“In cammino con
speranza”, esorta il tema guida dell’anno Santo che stiamo vivendo.
Speranza di incontrare ”perdono e pace” come rassicura il sacerdote con
il congedo, al termine del sacramento della confessione o
riconciliazione: “il Signore ha perdonato i tuoi peccati, va in pace”.
Il perdono e la pace sono il primo dono di Gesù al paralitico, che
giunge ai suoi piedi dopo un faticoso “trasporto pellegrinaggio”, prima
di dirgli: “alzati prendi il tuo lettuccio e torna a casa tua”
(cfr Lc 5,18-24).
Apparendo ai discepoli,
dopo la risurrezione, Gesù inaugura un giubileo universale:
“Gesù disse loro di nuovo: <pace a voi! Come il Padre ha mandato me
anche io mando voi>. Detto questo soffiò su di loro e disse
loro:<ricevete lo Spirito Santo. A coloro cui perdonerete i peccati,
saranno perdonati. A coloro a cui non perdonerete non saranno
perdonati>” (Gv 20, 21-23).
Il peccato oggi
maggiormente conosciuto e condannato si chiama violenza, ingiustizia,
menzogna, corruzione, indifferenza, egoismo, guerra, ecc… ecc.. Frutti
alimentati dalla radice dell’egoismo il quale inquina e sovverte
radicalmente le relazioni con Dio, con gli altri, con se stessi.
Un peccato che nasce e
spesso viene coltivato nel segreto della “cantina” che fa parte dell’
appartamento nel quale viviamo abitualmente.

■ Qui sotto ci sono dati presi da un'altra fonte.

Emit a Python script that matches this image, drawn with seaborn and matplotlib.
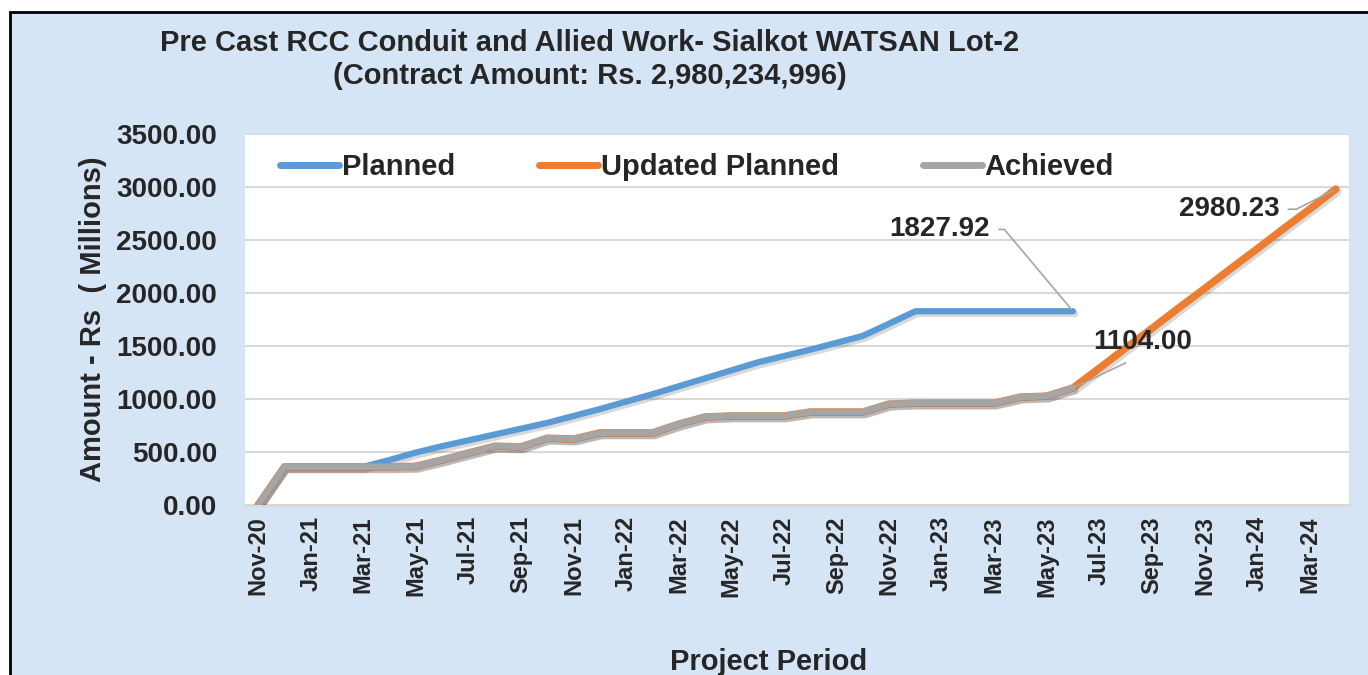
""" Cumulative financial progress chart: Pre Cast RCC Conduit, Sialkot WATSAN Lot-2 """
import numpy as np
import pandas as pd
import matplotlib
matplotlib.use("Agg")
import matplotlib.pyplot as plt
import matplotlib.patheffects as pe
from matplotlib.patches import Rectangle
from matplotlib.ticker import StrMethodFormatter
import seaborn as sns

""" Data (Rs. millions), one value per month from Nov-20 """
months = list(pd.date_range("2020-11-01", periods=42, freq="MS").strftime("%b-%y"))
planned = [0, 360, 360, 360, 360, 425, 495, 555, 610, 665, 720, 775, 840, 905,
           975, 1045, 1120, 1195, 1270, 1345, 1405, 1465, 1530, 1595, 1710,
           1827.92, 1827.92, 1827.92, 1827.92, 1827.92, 1827.92, 1827.92]
achieved = [0, 360, 360, 360, 360, 360, 365, 425, 490, 555, 548, 630, 622, 680,
            680, 680, 763, 830, 840, 840, 840, 877, 877, 877, 952, 961, 961,
            961, 961, 1018, 1027, 1104.00]
projection = [1290, 1480, 1665, 1855, 2040, 2230, 2415, 2605, 2790, 2980.23]
updated_planned = achieved + projection

y_ticks = [0, 500, 1000, 1500, 2000, 2500, 3000, 3500]
title = "Pre Cast RCC Conduit and Allied Work- Sialkot WATSAN Lot-2\n(Contract Amount: Rs. 2,980,234,996)"

sns.set_style("white")
plt.rcParams["font.family"] = ["Liberation Sans", "DejaVu Sans"]
plt.rcParams["font.weight"] = "bold"

W, H = 1368, 675
fig = plt.figure(figsize=(W / 100, H / 100), dpi=100)
fig.patch.set_facecolor("white")
""" Light blue page background with a black frame on top and left """
fig.add_artist(Rectangle((10 / W, -0.1), 1.2, 1 - 12 / H + 0.1, transform=fig.transFigure,
                         facecolor="#d5e5f5", edgecolor="black", lw=2, zorder=-10))

ax = fig.add_axes([245 / W, 1 - 505 / H, 1104 / W, 371 / H])
ax.set_facecolor("white")

shadow = [pe.SimpleLineShadow(offset=(1.5, -2), shadow_color="black", alpha=0.15), pe.Normal()]
series = [("Planned", planned, "#5b9bd5", 4.5),
          ("Updated Planned", updated_planned, "#ed7d31", 5.4),
          ("Achieved", achieved, "#a5a5a5", 4.8)]
for i, (name, values, color, lw) in enumerate(series):
    df = pd.DataFrame({"x": np.arange(len(values)), "y": values})
    sns.lineplot(data=df, x="x", y="y", ax=ax, color=color, lw=lw, label=name,
                 solid_capstyle="round", solid_joinstyle="round",
                 path_effects=shadow, zorder=3 + i)

""" Axes formatting """
ax.set_xlim(-0.5, len(months) - 0.5)
ax.set_ylim(0, 3500)
ax.set_yticks(y_ticks)
ax.yaxis.set_major_formatter(StrMethodFormatter("{x:.2f}"))
ax.set_xticks(range(0, len(months), 2))
ax.set_xticklabels(months[::2], rotation=90, fontsize=17, fontweight="bold")
ax.tick_params(axis="y", labelsize=20, pad=20, length=0)
ax.tick_params(axis="x", pad=8, length=0)
ax.grid(axis="y", color="#d9d9d9", lw=1.5, zorder=0)
for side in ["top", "right", "left"]:
    ax.spines[side].set_visible(False)
ax.spines["bottom"].set_color("#d9d9d9")
ax.spines["bottom"].set_linewidth(2)

ax.set_ylabel("Amount - Rs  ( Millions)", fontsize=21, fontweight="bold")
ax.yaxis.set_label_coords(-0.125, 0.5)
ax.set_xlabel("Project Period", fontsize=21, fontweight="bold")
ax.xaxis.set_label_coords(0.474, -0.385)

fig.text(590 / W, 1 - 29 / H, title, ha="center", va="top", fontsize=21,
         fontweight="bold", linespacing=1.25)

leg = ax.legend(loc="center left", bbox_to_anchor=(0.032, 0.911), ncol=3, frameon=False,
                borderaxespad=0, borderpad=0, handlelength=2.0, handletextpad=0.1,
                columnspacing=2.9, prop={"weight": "bold", "size": 21})
for line in leg.get_lines():
    line.set_linewidth(5)
    line.set_path_effects([])

""" Data labels with leader lines """
leader = dict(arrowstyle="-", color="#a6a6a6", lw=1.2, shrinkA=4, shrinkB=2)
label_style = dict(fontsize=20, fontweight="bold", va="center", zorder=10)
ax.annotate(f"{planned[-1]:.2f}", xy=(len(planned) - 1, planned[-1]), xytext=(27.85, 2600),
            ha="right", arrowprops=dict(leader, connectionstyle="angle,angleA=0,angleB=130,rad=0"),
            **label_style)
ax.annotate(f"{achieved[-1]:.2f}", xy=(len(achieved) - 1, achieved[-1]), xytext=(33.65, 1540),
            ha="center", arrowprops=dict(leader, relpos=(0.5, 0.0), shrinkA=8, shrinkB=3),
            **label_style)
ax.annotate(f"{updated_planned[-1]:.2f}", xy=(len(updated_planned) - 1, updated_planned[-1]),
            xytext=(38.85, 2790), ha="right",
            arrowprops=dict(leader, connectionstyle="angle,angleA=0,angleB=27,rad=0"), **label_style)

fig.savefig("out.png", dpi=100)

Una “cantina”, ignorata o
trascurata, la quale deve essere bonificata, riordinata, ripulita,
arieggiata, arredata, resa abitabile ed accogliente. Anzitutto per noi,
ma non solo!
Entrare nella “nostra
cantina” ed uscirne cambiati, convertiti significa entrare attraverso
una porta aperta con fatica ma uscirne attraverso la “porta santa” del
giubileo, porta della riconciliazione con tutti.
Ben ricordiamo il
“giubileo” vissuto dal ragazzo, smanioso di autoaffermazione, di cui
nella parabola di Luca il quale, dopo una deludente esperienza: “ritornò
in se stesso e disse: <quanti salariati in casa di mio padre hanno pane
in abbondanza e io qui muoio di fame! Mi alzerò e andrò da mio padre e
gli dirò: Padre ho peccato verso il Cielo e davanti a te (…) Si alzò e
tornò da suo Padre. Quando era ancora lontano, suo padre lo vide, ebbe
compassione, gli corse incontro. Gli si gettò al collo e lo baciò. Il
figlio gli disse: <Padre ho peccato verso il Cielo e davanti a te: non
sono più degno di essere chiamato tuo figlio>. Ma il Padre disse: (…)
<facciamo festa, perché questo mio figlio era morto ed è tornato in
vita, era perduto ed è stato ritrovato>. E cominciarono a far festa”.
(Lc15, 17…24).
Queste le tappe del
pellegrinaggio:” ritornò in sé stesso” e si ritrovò in ”cantina“,
a morire di fame. Come mai, perché? “Mi alzerò e andrò…Si alzò e
tornò da suo Padre”: fiducioso, con decisione. “E gli dirò ho
peccato”: mi sono illuso. Pensavo, credevo di costruirmi una vita,
la mia vita; senza dipendere, senza dover rendere conto se non a me
solo; libero…, e invece! “Non sono più degno di essere chiamato tuo
figlio”. Ma ancor prima che potesse pronunciare queste parole, il
Padre ”gli corse incontro, gli si gettò al collo e lo baciò”.
Il nostro “giubileo” non
offre percorsi alternativi e ci presenta lo stesso itinerario!
Anche se non ti sei
“allontanato da casa”, forse abiti, ma non vivi in casa con il Padre e
con lo scomodo fratello maggiore: ritorna!